Highlights & Insights¶
- Signal-residual gradient decomposition is the most ingenious tool in this work: by proving the self-interaction term \(B_\ell^t\) is suppressed by \(1/\sqrt{h}\), the non-analytical exact dynamics are simplified into signal-only trajectories, enabling closed-form test loss derivations. This decomposition approach is transferable to other theoretical works requiring analysis of finite-step gradient descent.
- The "Asymmetric then Balanced" phase transition perspective provides a unified theoretical explanation for practical layer-wise learning rate schedulers (LARS, LAMB, TempBalance): early stages treat layers differently due to distinct roles (representation vs. readout), while later stages favor balance as cross-layer coordination dominates.
- The norm-driven LR scheduler design \(\eta_{W_i}^{(t)} = \frac{2\|W_j^t\|_F}{\|W_1^t\|_F + \|W_2^t\|_F} \cdot lr\) is a direct mapping from theory to practice, being both simple and effective.
Limitations & Future Work¶
- Theoretical analysis is limited to linear networks and orthogonal/Gaussian initializations; although nonlinear ReLU experiments show similar trends, theoretical guarantees are lacking.
- Only one-step and two-step dynamics are analyzed; conclusions for optimal LR allocation during long-term training rely on experimental observations.
- Assumes \(n = h = d\), without considering different regimes like over-parameterization or under-parameterization.
- Does not address Stochastic Gradient Descent (SGD) or mini-batch settings, leaving a gap with practical training.
- Future work could extend analysis to practical architectures like Transformers, specifically exploring optimal LR allocation between attention layers and FFN layers.
Related Work & Insights¶
- LARS/LAMB (You et al., 2017; 2018): Layer-wise LR based on "trust ratios"; this work provides theoretical support for their early-stage asymmetric allocation.

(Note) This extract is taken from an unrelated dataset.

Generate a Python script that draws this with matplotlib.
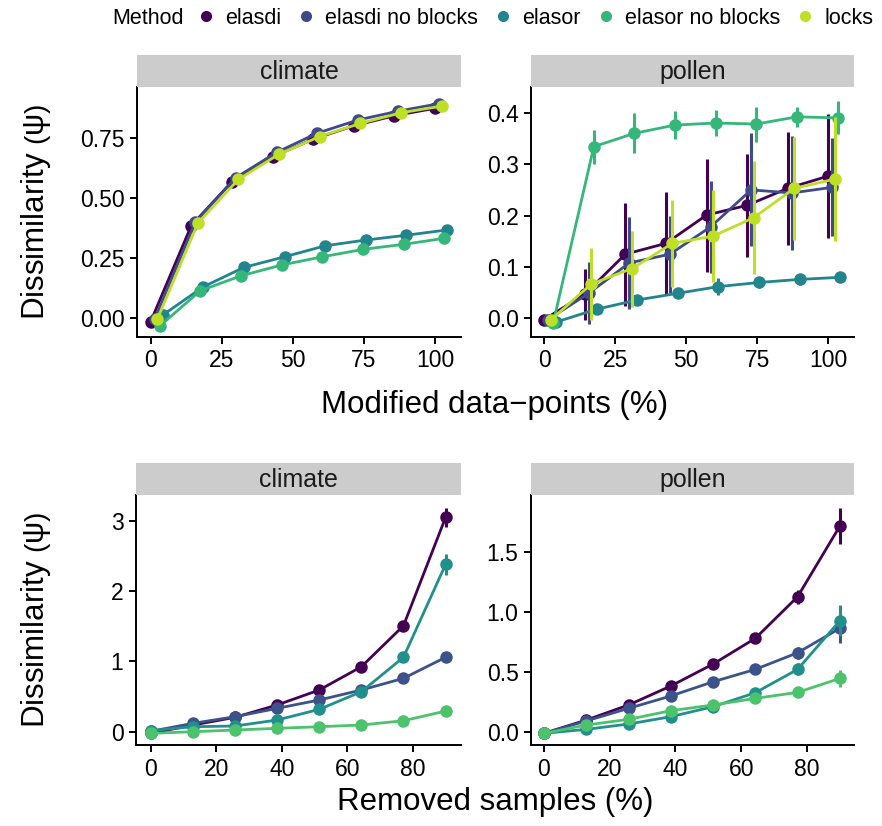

- TempBalance (Zhou et al., 2023; Liu et al., 2024): Layer-wise LR based on heavy-tailedness of weight spectra; this work's norm-balancing perspective is complementary.
- Adam-mini / Blockwise-LR (Zhang et al., 2024; Wang et al., 2025): Layer-wise LR based on Hessian block structures.
- Du et al. (2018): Proved automatic balancing of layer norms in deep homogeneous models; this work further reveals the role of learning rates in driving this balance.
- Kunin et al. (2024): Studied feature learning under unbalanced initialization, finding that layer-balanced learning rates facilitate rapid feature learning.